Uralter Armbruch hilft
Der habe sich als "idealer Safe" für das Erbgut des ausgestorbenen Hominiden erwiesen, sagte Schmitz. Wissenschaftler hatten herausgefunden, dass der Neandertaler aus dem Rheinland sich seinen linken Arm gebrochen hatte. Folglich verrichtete er alle schweren Arbeiten mit Rechts. "Daher ist hier das Knochenmaterial besonders dicht", sagte Schmitz.
Dichtes Material benötigen die Forscher für ihr Vorhaben, aus den zehntausende Jahre alten Gebeinen noch genug DNA-Schnipsel für ein vollständiges Genom des Menschen-Vettern zu isolieren. Denn DNA zerfällt nach dem Tod zu kleinen Schnipseln - und bei alten Knochen finden Forscher mehr Erbgut von Bodenbakterien oder gar den Ausgräbern als vom toten Besitzer der Knochen selbst.
Die Forscher erhoffen sich von der Erbgut-Analyse vor allem Aufklärung über die Verwandtschaft von Mensch und Neandertaler. Ältere DNA-Vergleiche hätten gezeigt, dass die in Europa und Teilen Asiens verbreiteten Neandertaler wohl keinen entscheidenden Beitrag zur genetischen Entwicklung des Menschen geleistet haben, sagte Pääbo.
Er machte folgende Rechnung auf: Bei Homo sapiens und Schimpanse sind rund 99 Prozent des Genoms identisch. Beim verbleibenden Prozent wiederum gebe es zwischen Mensch und Neandertaler eine Übereinstimmung von 96 Prozent. Finde man Unterschiede zwischen Mensch und Schimpanse, seien sie früher in der Entwicklung aufgetreten, Unterschiede zwischen Mensch und Neandertaler seien evolutionär jünger, sagte Pääbo.

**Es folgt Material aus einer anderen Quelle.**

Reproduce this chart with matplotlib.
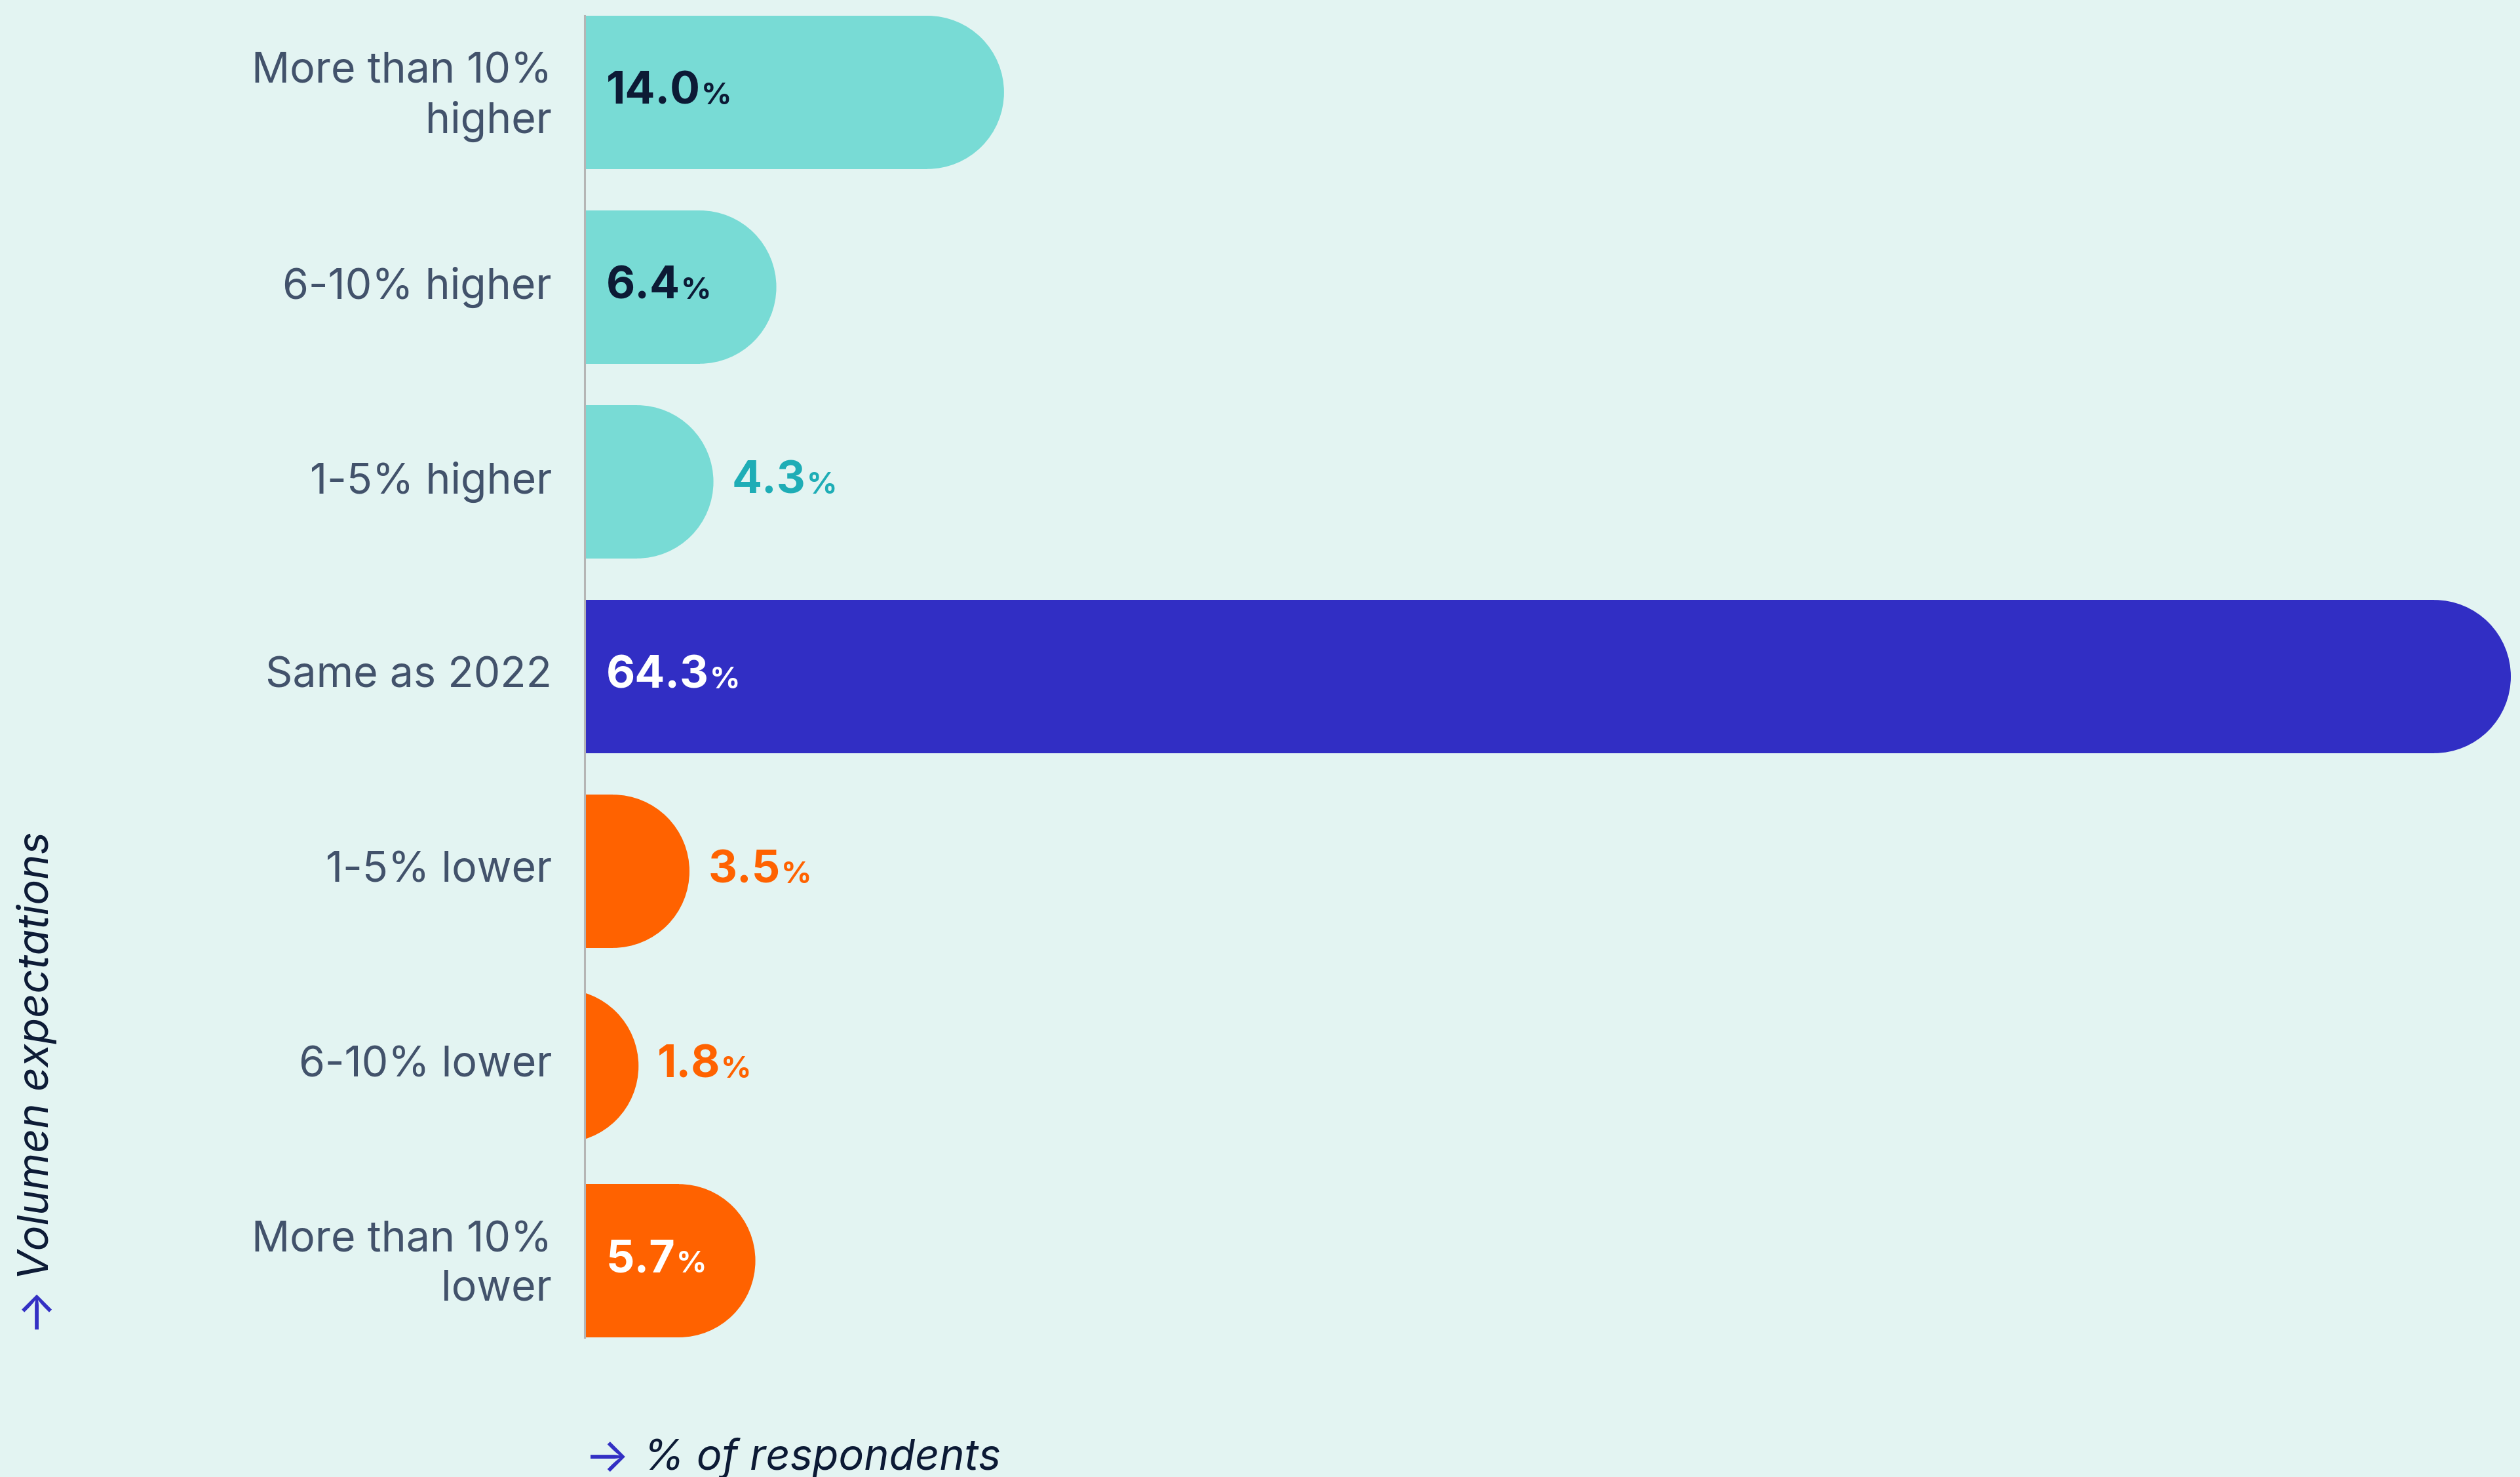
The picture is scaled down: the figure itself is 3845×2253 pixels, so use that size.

Wenige Gramm Knochen sollen genügen
Möglich wird die Untersuchung durch eine von 454 Life Sciences entwickelte neue Technik, die mit einem Bruchteil der bisher nötigen Probenmenge auskommt. "Ein paar Gramm Knochen" werde man insgesamt brauchen, kündigte Pääbo an. Wenigstens von zwei unterschiedlichen Fossilien sollten sie stammen, möglicherweise auch von mehreren. "Wir entfernen die oberste Schicht von einem halben Millimeter", sagte Pääbo, "dann nehmen wir einen Zahnarzt-Bohrer."
Um das rund drei Milliarden Basenpaare fassende Neandertaler-Erbgut zu erhalten, müssten viele identische oder überlappende Schnipsel sequenziert werden. "Wir werden kein vollständiges Genom zusammensetzen", sagte Pääbo. Die einzelnen Sequenzen dienten dem Vergleich mit den entsprechenden Menschen- und Schimpansen-Sequenzen. Der schwedischstämmige Paläogenetiker aus Leipzig betonte auch: "Einen Neandertaler rekonstruieren werden wir aber nicht."
Fachleute bezweifeln zudem, dass dieser - ethisch fragwürdige - Schritt je technisch möglich sein wird. "Eine Sequenzierung wird nie gut genug sein, um das gesamte Genom abzudecken", sagte der Molekulargenetiker Hans Lehrach aus Berlin zu SPIEGEL ONLINE. "Es ist extrem unwahrscheinlich, dass man daraus jemals einen Organismus kriegt." Viren könne man zwar komplett neu synthetisieren, "aber das sind tausende Basen und nicht Abermilliarden."